Herrlich außerdem der verbindende Charakter dieses Spiels, das Theatermitarbeitende und Kritiker:innen nicht außen vor lässt: Sie sind es als Darsteller:in leid, sich in gewohnter Manier in die Garderobe zu begeben in sicherer Erwartung einer beginnenden Vorstellung? Das übliche Lampenfieber ist Ihnen nicht genug? Dann kommen Sie jetzt voll auf Ihre Kosten, und das gemeinsam mit Ihren Kolleg:innen zum Beispiel aus dem Orchester („Lohnt sich das Einspielen im Orchestergraben heute oder nicht?“) oder auch der Verwaltung („Ergeben sich gleich hunderte weitere Tickets zur Umbuchung oder nicht?“). Als Angestellte(r) des Vorderhauspersonals oder Hiobsbotschaften verkündende(r) Intendant:in können Sie jetzt in der Rolle als Moderator:in, Diplomat:in oder Seelsorger:in neue Einsichten gewinnen.

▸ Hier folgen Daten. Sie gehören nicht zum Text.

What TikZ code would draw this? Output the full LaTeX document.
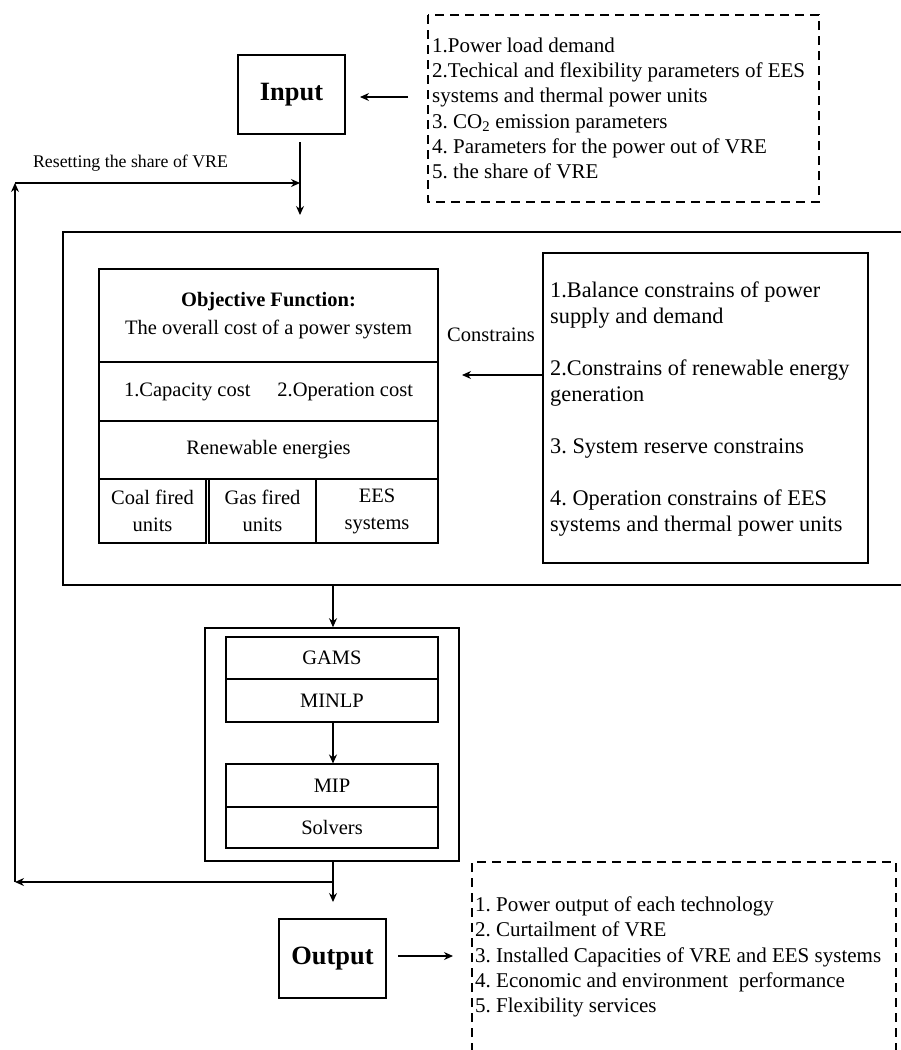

Und nicht zuletzt der Thrill für alle Kritiker:innen. Besonders aufregend wird es für jene unter uns, die für einen Theaterbesuch von weiter weg anreisen: Selbst Fahrten mit der Deutschen Bummelbahn bekommen nun ihren ganz eigenen Reiz. In diesem Sinne: Bewahren Sie die Nerven! Toi toi toi.